__Source data__:

## Start

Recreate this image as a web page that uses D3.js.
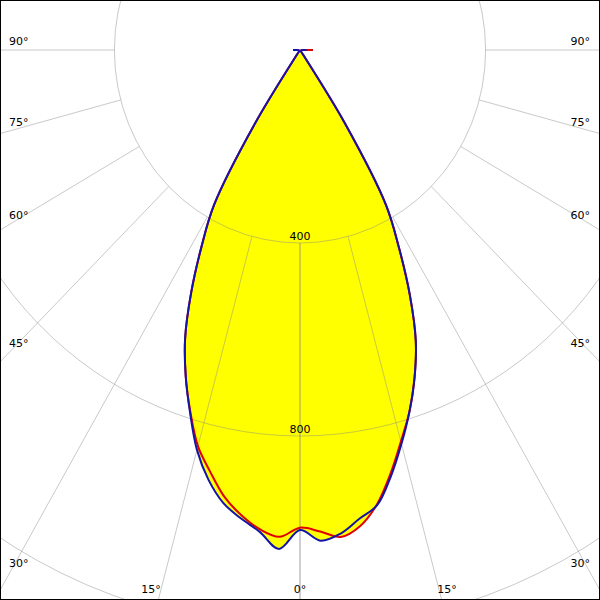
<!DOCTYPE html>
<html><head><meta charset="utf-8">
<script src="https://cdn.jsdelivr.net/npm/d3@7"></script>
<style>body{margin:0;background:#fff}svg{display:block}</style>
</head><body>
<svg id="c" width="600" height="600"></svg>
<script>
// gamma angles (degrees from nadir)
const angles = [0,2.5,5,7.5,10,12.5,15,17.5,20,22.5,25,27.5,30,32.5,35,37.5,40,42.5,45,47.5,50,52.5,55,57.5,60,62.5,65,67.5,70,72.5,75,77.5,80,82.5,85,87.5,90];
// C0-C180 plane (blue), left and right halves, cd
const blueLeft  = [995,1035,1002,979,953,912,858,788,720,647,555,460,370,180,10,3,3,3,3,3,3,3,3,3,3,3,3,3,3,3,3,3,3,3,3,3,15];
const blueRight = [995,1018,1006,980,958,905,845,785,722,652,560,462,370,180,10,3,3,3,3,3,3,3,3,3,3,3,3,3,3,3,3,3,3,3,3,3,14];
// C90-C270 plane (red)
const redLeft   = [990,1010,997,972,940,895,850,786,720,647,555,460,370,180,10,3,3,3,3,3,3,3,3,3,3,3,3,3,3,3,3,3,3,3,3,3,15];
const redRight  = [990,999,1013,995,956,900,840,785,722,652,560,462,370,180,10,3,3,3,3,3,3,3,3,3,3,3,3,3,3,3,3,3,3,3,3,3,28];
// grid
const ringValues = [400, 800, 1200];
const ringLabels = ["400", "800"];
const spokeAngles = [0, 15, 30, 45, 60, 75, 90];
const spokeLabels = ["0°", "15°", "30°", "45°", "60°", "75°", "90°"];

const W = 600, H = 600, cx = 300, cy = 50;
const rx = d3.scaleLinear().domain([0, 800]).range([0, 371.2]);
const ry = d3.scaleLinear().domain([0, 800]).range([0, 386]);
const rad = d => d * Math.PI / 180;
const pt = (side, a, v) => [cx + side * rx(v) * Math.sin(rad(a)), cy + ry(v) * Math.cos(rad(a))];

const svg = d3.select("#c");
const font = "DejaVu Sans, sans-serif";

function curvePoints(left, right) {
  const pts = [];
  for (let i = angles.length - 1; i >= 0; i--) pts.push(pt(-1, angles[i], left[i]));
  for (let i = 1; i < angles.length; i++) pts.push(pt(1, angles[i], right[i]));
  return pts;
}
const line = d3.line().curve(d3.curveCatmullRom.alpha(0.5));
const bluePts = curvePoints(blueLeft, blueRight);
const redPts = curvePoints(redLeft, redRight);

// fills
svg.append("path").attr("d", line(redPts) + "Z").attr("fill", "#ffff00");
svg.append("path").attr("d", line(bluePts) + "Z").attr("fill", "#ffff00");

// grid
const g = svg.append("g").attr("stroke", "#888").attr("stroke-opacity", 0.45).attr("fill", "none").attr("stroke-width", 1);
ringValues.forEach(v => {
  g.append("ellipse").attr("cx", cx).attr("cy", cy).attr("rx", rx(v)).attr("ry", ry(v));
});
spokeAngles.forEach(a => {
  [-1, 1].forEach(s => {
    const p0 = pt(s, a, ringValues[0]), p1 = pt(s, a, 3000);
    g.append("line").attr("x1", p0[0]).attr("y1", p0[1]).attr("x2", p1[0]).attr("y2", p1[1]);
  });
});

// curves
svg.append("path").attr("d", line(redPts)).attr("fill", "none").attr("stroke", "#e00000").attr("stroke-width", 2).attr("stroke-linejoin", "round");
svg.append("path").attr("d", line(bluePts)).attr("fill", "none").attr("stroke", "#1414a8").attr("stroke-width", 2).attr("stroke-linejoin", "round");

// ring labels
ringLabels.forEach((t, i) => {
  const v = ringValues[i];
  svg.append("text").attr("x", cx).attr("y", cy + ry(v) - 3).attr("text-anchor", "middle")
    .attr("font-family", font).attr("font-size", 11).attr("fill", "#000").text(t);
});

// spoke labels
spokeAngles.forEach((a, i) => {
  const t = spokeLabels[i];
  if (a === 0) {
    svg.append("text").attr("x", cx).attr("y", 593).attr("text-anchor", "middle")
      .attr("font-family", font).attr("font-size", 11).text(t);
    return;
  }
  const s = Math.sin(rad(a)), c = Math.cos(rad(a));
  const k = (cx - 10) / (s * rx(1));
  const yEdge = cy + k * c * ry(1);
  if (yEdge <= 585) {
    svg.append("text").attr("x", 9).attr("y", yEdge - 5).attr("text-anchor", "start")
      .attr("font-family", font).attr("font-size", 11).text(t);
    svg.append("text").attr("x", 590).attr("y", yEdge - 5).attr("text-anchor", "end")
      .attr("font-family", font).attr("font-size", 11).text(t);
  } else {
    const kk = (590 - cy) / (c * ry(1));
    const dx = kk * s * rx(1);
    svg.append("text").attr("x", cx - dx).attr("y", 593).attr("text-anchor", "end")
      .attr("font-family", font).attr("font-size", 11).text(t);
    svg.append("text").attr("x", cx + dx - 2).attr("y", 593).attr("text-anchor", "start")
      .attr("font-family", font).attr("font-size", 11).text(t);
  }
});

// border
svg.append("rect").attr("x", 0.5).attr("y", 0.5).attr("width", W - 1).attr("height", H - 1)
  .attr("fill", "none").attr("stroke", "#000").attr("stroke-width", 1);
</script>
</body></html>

## End

__Work to do__:
Repeat the material above verbatim, with no pictures in the output.

__Exercise response__:
Recreate this image as a web page that uses D3.js.
<!DOCTYPE html>
<html><head><meta charset="utf-8">
<script src="https://cdn.jsdelivr.net/npm/d3@7"></script>
<style>body{margin:0;background:#fff}svg{display:block}</style>
</head><body>
<svg id="c" width="600" height="600"></svg>
<script>
// gamma angles (degrees from nadir)
const angles = [0,2.5,5,7.5,10,12.5,15,17.5,20,22.5,25,27.5,30,32.5,35,37.5,40,42.5,45,47.5,50,52.5,55,57.5,60,62.5,65,67.5,70,72.5,75,77.5,80,82.5,85,87.5,90];
// C0-C180 plane (blue), left and right halves, cd
const blueLeft  = [995,1035,1002,979,953,912,858,788,720,647,555,460,370,180,10,3,3,3,3,3,3,3,3,3,3,3,3,3,3,3,3,3,3,3,3,3,15];
const blueRight = [995,1018,1006,980,958,905,845,785,722,652,560,462,370,180,10,3,3,3,3,3,3,3,3,3,3,3,3,3,3,3,3,3,3,3,3,3,14];
// C90-C270 plane (red)
const redLeft   = [990,1010,997,972,940,895,850,786,720,647,555,460,370,180,10,3,3,3,3,3,3,3,3,3,3,3,3,3,3,3,3,3,3,3,3,3,15];
const redRight  = [990,999,1013,995,956,900,840,785,722,652,560,462,370,180,10,3,3,3,3,3,3,3,3,3,3,3,3,3,3,3,3,3,3,3,3,3,28];
// grid
const ringValues = [400, 800, 1200];
const ringLabels = ["400", "800"];
const spokeAngles = [0, 15, 30, 45, 60, 75, 90];
const spokeLabels = ["0°", "15°", "30°", "45°", "60°", "75°", "90°"];

const W = 600, H = 600, cx = 300, cy = 50;
const rx = d3.scaleLinear().domain([0, 800]).range([0, 371.2]);
const ry = d3.scaleLinear().domain([0, 800]).range([0, 386]);
const rad = d => d * Math.PI / 180;
const pt = (side, a, v) => [cx + side * rx(v) * Math.sin(rad(a)), cy + ry(v) * Math.cos(rad(a))];

const svg = d3.select("#c");
const font = "DejaVu Sans, sans-serif";

function curvePoints(left, right) {
  const pts = [];
  for (let i = angles.length - 1; i >= 0; i--) pts.push(pt(-1, angles[i], left[i]));
  for (let i = 1; i < angles.length; i++) pts.push(pt(1, angles[i], right[i]));
  return pts;
}
const line = d3.line().curve(d3.curveCatmullRom.alpha(0.5));
const bluePts = curvePoints(blueLeft, blueRight);
const redPts = curvePoints(redLeft, redRight);

// fills
svg.append("path").attr("d", line(redPts) + "Z").attr("fill", "#ffff00");
svg.append("path").attr("d", line(bluePts) + "Z").attr("fill", "#ffff00");

// grid
const g = svg.append("g").attr("stroke", "#888").attr("stroke-opacity", 0.45).attr("fill", "none").attr("stroke-width", 1);
ringValues.forEach(v => {
  g.append("ellipse").attr("cx", cx).attr("cy", cy).attr("rx", rx(v)).attr("ry", ry(v));
});
spokeAngles.forEach(a => {
  [-1, 1].forEach(s => {
    const p0 = pt(s, a, ringValues[0]), p1 = pt(s, a, 3000);
    g.append("line").attr("x1", p0[0]).attr("y1", p0[1]).attr("x2", p1[0]).attr("y2", p1[1]);
  });
});

// curves
svg.append("path").attr("d", line(redPts)).attr("fill", "none").attr("stroke", "#e00000").attr("stroke-width", 2).attr("stroke-linejoin", "round");
svg.append("path").attr("d", line(bluePts)).attr("fill", "none").attr("stroke", "#1414a8").attr("stroke-width", 2).attr("stroke-linejoin", "round");

// ring labels
ringLabels.forEach((t, i) => {
  const v = ringValues[i];
  svg.append("text").attr("x", cx).attr("y", cy + ry(v) - 3).attr("text-anchor", "middle")
    .attr("font-family", font).attr("font-size", 11).attr("fill", "#000").text(t);
});

// spoke labels
spokeAngles.forEach((a, i) => {
  const t = spokeLabels[i];
  if (a === 0) {
    svg.append("text").attr("x", cx).attr("y", 593).attr("text-anchor", "middle")
      .attr("font-family", font).attr("font-size", 11).text(t);
    return;
  }
  const s = Math.sin(rad(a)), c = Math.cos(rad(a));
  const k = (cx - 10) / (s * rx(1));
  const yEdge = cy + k * c * ry(1);
  if (yEdge <= 585) {
    svg.append("text").attr("x", 9).attr("y", yEdge - 5).attr("text-anchor", "start")
      .attr("font-family", font).attr("font-size", 11).text(t);
    svg.append("text").attr("x", 590).attr("y", yEdge - 5).attr("text-anchor", "end")
      .attr("font-family", font).attr("font-size", 11).text(t);
  } else {
    const kk = (590 - cy) / (c * ry(1));
    const dx = kk * s * rx(1);
    svg.append("text").attr("x", cx - dx).attr("y", 593).attr("text-anchor", "end")
      .attr("font-family", font).attr("font-size", 11).text(t);
    svg.append("text").attr("x", cx + dx - 2).attr("y", 593).attr("text-anchor", "start")
      .attr("font-family", font).attr("font-size", 11).text(t);
  }
});

// border
svg.append("rect").attr("x", 0.5).attr("y", 0.5).attr("width", W - 1).attr("height", H - 1)
  .attr("fill", "none").attr("stroke", "#000").attr("stroke-width", 1);
</script>
</body></html>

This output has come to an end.